We haven’t had a chance to ride them yet, and I don’t know of anyone who has. I absolutely understand that you want more practical info as a rider, and I hope to get a chance to ride them soon. As soon as I put some miles on a set I will post up my thoughts and give you the low down on how they ride.

Tim Sutton
Tim Sutton
11 years ago

Gidday AJ,

I’ve been weighing up purchasing a set of the Altair 80 full carbon’s, the other wheelset i’ve been looking at are the SRAM S80’s as they are both within my my price range. I’ve been able to find a few reviews on the SRAM’s but nothing at all on the Altair 80’s. I was just wondering weather you’ve had a chance to ride them yet or have heard anything about how they ride? I’m tending toward the Altair as they’re a bit lighter and i like the finish on them but the all important question is how do they actually perform.

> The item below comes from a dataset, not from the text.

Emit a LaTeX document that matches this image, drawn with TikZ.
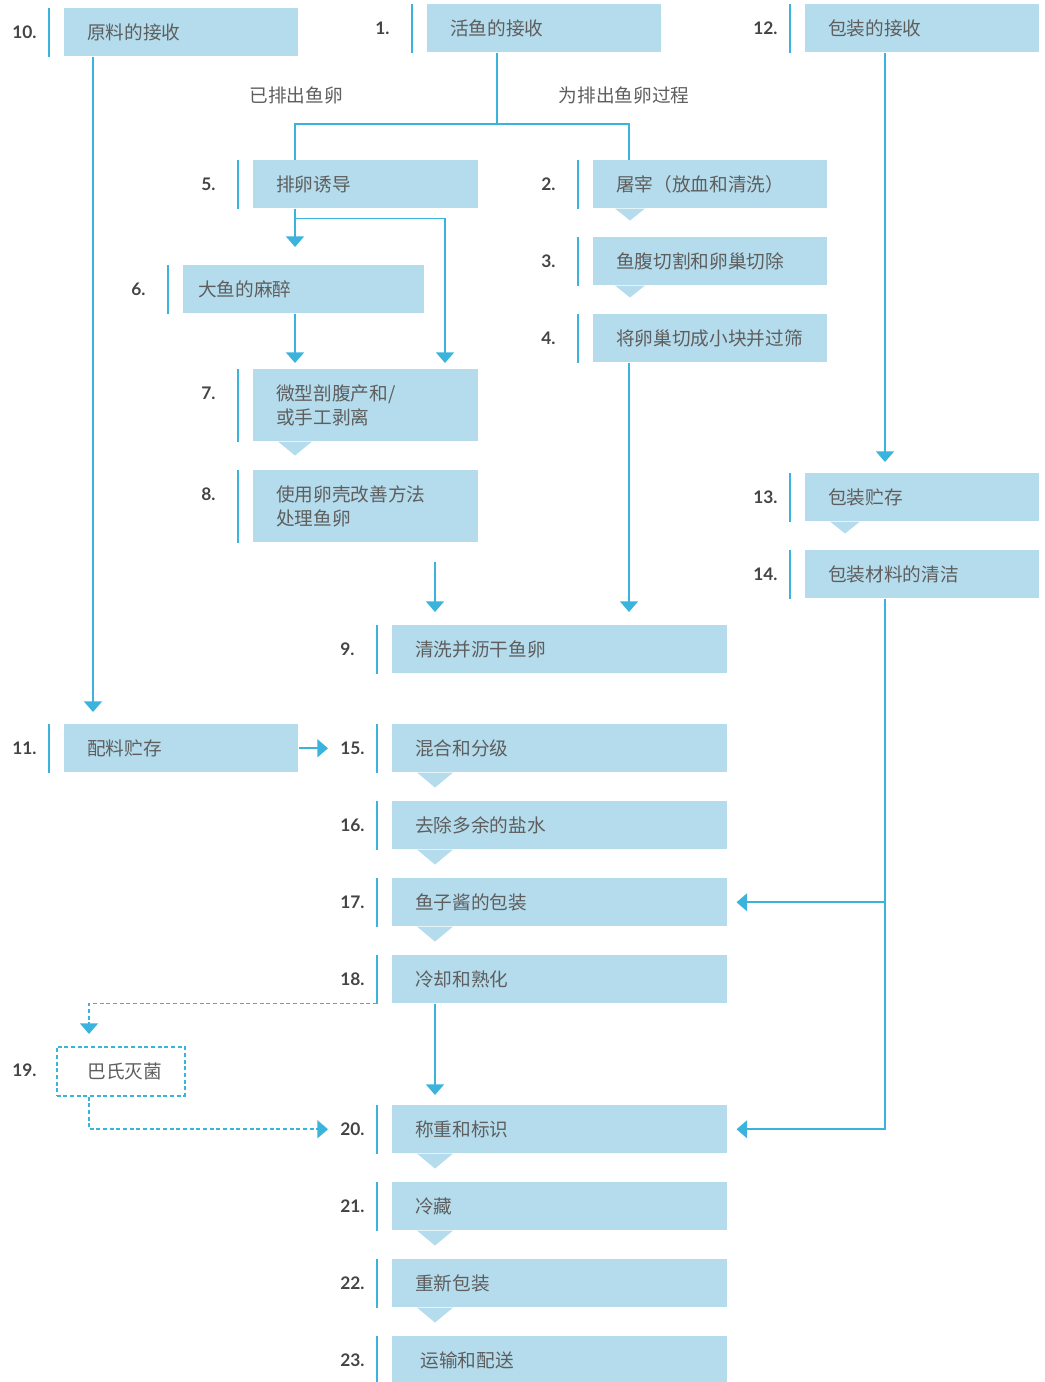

Any help would be great.

Cheers Tim

Steve
Steve
11 years ago

I bought a pair of the 80 carbon clinchers this past weekend and have had a chance to put a 50 mile ride on them which included a 25 mile solo effort. I ride on mostly flat roads and it was not very windy. The Altair 80’s are not climbers and they do not accelerate as well as lighter rims, but they are superb for their intended purpose as a triathlon wheelset. Riding at 23-24 mph sustained, these wheels are smooth and steady. Very little difficulty controlling the bike in the crosswinds. The ride is comfortable over less than perfect road surfaces. Overall, I was happy with their performance. These feel faster than my old Flashpoint 60’s. Not as twitchy ( to me anyways) as the new zipp firecrest clinchers. The build quality appears to be solid.

Ryan
Ryan
11 years ago

I’ve owned the altair 80 full carbon wheel set for about 2 months now. I have ridden quite a few different wheels in my day and these suckers feel great. They are extremely responsive and handle crosswinds amazing. I would have to compare these wheels to the ZIPP 808’s. For the price you cant go wrong with these wheels. Yes they aren’t the greatest for a typical road bike but if you do triathlons these wheels fly! They do great on all types of road surfaces and absorb vibrations well. I would definitely recommend these wheels to anyone who has a 1500-2000 budget. You could pay double the price for a wheel set that weighs 500 grams less, but from a biomechanics approach, 1.1 pounds (500 grams) wont make much of a difference.